● **Your instructions**: Write the lines out again, from the top of the material to the line containing "1.011, 1.010, 1.009, 1.008, 1.007, 1.006, 1.004];", pictures excluded.
====== Source material ======
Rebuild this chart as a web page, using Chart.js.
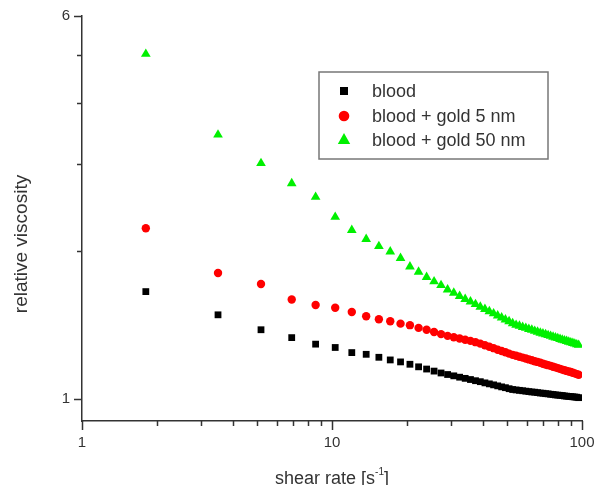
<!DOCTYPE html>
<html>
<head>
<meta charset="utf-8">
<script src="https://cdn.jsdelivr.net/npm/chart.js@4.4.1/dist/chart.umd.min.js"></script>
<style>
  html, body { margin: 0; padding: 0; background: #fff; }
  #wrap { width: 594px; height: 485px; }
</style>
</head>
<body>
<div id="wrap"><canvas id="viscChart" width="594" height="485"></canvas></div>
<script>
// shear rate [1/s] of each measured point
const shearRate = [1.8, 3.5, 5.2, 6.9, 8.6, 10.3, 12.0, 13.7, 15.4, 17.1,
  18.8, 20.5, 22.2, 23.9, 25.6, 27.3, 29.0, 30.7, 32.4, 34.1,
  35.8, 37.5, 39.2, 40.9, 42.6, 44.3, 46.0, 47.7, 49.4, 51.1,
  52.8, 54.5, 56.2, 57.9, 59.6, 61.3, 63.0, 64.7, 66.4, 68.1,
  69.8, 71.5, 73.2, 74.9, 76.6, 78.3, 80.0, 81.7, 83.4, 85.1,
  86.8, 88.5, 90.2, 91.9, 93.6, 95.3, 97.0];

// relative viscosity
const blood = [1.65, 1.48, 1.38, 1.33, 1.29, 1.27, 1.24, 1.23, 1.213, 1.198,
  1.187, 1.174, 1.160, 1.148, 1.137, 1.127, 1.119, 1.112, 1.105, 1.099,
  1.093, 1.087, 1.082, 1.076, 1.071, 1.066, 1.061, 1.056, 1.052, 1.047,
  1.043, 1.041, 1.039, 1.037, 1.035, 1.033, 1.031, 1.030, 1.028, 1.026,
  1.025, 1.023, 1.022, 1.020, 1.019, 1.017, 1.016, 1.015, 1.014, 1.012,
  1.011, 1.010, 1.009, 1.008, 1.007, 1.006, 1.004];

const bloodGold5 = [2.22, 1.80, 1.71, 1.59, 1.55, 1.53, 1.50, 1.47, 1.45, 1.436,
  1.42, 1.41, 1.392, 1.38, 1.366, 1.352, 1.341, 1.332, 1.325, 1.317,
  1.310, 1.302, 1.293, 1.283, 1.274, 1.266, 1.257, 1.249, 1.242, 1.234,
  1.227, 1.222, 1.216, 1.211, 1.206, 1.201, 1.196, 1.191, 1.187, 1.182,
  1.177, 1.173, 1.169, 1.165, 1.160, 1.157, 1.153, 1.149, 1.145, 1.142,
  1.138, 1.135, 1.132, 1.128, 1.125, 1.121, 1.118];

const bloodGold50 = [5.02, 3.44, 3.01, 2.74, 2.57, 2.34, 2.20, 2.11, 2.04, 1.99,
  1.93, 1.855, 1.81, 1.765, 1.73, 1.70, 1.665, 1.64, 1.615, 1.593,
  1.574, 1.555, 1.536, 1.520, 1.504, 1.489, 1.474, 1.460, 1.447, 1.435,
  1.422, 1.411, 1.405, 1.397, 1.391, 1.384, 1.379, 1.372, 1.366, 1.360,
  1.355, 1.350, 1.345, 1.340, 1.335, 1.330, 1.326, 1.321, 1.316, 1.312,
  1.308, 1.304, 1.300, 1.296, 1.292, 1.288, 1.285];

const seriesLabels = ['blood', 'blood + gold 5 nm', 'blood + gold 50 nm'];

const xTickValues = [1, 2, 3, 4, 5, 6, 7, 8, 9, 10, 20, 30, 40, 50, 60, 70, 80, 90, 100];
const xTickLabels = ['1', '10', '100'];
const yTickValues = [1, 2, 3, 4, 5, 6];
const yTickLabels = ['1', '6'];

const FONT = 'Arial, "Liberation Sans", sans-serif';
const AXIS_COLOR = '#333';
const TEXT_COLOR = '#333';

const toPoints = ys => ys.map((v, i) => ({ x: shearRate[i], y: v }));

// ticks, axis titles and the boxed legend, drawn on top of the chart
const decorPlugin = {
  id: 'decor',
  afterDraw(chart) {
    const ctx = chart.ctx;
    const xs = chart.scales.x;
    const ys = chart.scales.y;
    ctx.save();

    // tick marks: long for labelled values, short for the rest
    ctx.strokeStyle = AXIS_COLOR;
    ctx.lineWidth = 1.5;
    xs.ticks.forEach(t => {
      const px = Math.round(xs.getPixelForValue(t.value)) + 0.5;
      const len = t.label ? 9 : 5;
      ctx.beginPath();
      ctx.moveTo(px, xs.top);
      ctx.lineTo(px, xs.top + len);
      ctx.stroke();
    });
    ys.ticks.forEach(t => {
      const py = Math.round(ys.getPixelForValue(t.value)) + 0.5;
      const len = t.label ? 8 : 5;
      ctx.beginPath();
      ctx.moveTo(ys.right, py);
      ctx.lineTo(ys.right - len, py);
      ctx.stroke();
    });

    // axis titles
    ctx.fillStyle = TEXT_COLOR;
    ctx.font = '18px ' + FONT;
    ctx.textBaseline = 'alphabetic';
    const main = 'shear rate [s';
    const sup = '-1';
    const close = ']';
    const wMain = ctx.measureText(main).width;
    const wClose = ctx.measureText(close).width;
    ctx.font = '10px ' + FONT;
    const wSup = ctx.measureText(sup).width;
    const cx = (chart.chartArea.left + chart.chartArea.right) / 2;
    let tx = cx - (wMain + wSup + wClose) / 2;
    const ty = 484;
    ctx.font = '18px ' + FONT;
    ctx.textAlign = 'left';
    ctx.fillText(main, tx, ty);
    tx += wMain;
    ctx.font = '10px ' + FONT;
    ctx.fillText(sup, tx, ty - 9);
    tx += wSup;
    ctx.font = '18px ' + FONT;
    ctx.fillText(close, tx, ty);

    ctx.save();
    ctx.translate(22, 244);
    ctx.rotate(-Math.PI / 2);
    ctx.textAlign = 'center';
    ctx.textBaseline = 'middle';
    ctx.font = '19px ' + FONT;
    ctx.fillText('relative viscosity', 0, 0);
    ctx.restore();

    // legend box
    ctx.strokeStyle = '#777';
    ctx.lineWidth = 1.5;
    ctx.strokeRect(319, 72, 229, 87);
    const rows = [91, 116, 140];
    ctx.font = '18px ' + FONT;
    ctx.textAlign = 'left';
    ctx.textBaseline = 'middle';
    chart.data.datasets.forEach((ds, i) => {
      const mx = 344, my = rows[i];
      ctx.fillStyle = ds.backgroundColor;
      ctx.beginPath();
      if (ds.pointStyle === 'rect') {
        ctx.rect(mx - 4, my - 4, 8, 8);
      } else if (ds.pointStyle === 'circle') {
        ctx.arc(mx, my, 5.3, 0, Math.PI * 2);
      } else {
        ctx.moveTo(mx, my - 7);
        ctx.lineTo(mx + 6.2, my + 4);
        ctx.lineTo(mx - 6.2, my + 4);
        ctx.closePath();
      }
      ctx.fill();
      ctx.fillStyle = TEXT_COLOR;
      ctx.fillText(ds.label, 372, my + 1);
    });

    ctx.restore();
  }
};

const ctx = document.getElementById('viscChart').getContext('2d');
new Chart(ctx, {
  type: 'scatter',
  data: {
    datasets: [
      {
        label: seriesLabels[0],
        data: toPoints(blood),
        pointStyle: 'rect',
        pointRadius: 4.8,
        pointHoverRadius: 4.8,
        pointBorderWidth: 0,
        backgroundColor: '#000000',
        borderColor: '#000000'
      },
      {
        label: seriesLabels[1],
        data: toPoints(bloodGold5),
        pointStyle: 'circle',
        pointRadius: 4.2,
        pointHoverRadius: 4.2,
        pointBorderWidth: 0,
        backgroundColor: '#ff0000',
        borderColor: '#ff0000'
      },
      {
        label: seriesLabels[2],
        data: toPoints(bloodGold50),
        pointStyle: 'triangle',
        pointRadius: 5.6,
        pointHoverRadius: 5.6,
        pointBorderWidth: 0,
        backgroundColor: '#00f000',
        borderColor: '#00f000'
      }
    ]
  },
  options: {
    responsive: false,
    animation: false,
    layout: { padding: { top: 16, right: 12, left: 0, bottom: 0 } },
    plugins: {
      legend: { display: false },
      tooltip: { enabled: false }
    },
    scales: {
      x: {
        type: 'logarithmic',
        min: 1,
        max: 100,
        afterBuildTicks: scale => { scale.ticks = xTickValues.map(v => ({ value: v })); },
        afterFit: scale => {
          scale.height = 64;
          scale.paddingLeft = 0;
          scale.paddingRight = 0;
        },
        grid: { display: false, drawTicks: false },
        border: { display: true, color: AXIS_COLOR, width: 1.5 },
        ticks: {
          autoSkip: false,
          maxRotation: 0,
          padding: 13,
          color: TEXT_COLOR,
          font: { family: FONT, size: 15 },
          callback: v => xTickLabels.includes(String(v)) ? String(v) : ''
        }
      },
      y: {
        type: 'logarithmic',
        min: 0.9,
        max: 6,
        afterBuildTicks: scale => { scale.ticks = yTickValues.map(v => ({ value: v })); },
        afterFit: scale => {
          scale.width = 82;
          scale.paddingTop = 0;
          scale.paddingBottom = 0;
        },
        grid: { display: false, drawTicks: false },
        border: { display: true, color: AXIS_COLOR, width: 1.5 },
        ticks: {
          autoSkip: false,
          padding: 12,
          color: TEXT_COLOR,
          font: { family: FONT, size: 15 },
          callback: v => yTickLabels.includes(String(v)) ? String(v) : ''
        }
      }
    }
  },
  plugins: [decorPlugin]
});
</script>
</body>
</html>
======
● **Written solution**:
Rebuild this chart as a web page, using Chart.js.
<!DOCTYPE html>
<html>
<head>
<meta charset="utf-8">
<script src="https://cdn.jsdelivr.net/npm/chart.js@4.4.1/dist/chart.umd.min.js"></script>
<style>
  html, body { margin: 0; padding: 0; background: #fff; }
  #wrap { width: 594px; height: 485px; }
</style>
</head>
<body>
<div id="wrap"><canvas id="viscChart" width="594" height="485"></canvas></div>
<script>
// shear rate [1/s] of each measured point
const shearRate = [1.8, 3.5, 5.2, 6.9, 8.6, 10.3, 12.0, 13.7, 15.4, 17.1,
  18.8, 20.5, 22.2, 23.9, 25.6, 27.3, 29.0, 30.7, 32.4, 34.1,
  35.8, 37.5, 39.2, 40.9, 42.6, 44.3, 46.0, 47.7, 49.4, 51.1,
  52.8, 54.5, 56.2, 57.9, 59.6, 61.3, 63.0, 64.7, 66.4, 68.1,
  69.8, 71.5, 73.2, 74.9, 76.6, 78.3, 80.0, 81.7, 83.4, 85.1,
  86.8, 88.5, 90.2, 91.9, 93.6, 95.3, 97.0];

// relative viscosity
const blood = [1.65, 1.48, 1.38, 1.33, 1.29, 1.27, 1.24, 1.23, 1.213, 1.198,
  1.187, 1.174, 1.160, 1.148, 1.137, 1.127, 1.119, 1.112, 1.105, 1.099,
  1.093, 1.087, 1.082, 1.076, 1.071, 1.066, 1.061, 1.056, 1.052, 1.047,
  1.043, 1.041, 1.039, 1.037, 1.035, 1.033, 1.031, 1.030, 1.028, 1.026,
  1.025, 1.023, 1.022, 1.020, 1.019, 1.017, 1.016, 1.015, 1.014, 1.012,
  1.011, 1.010, 1.009, 1.008, 1.007, 1.006, 1.004];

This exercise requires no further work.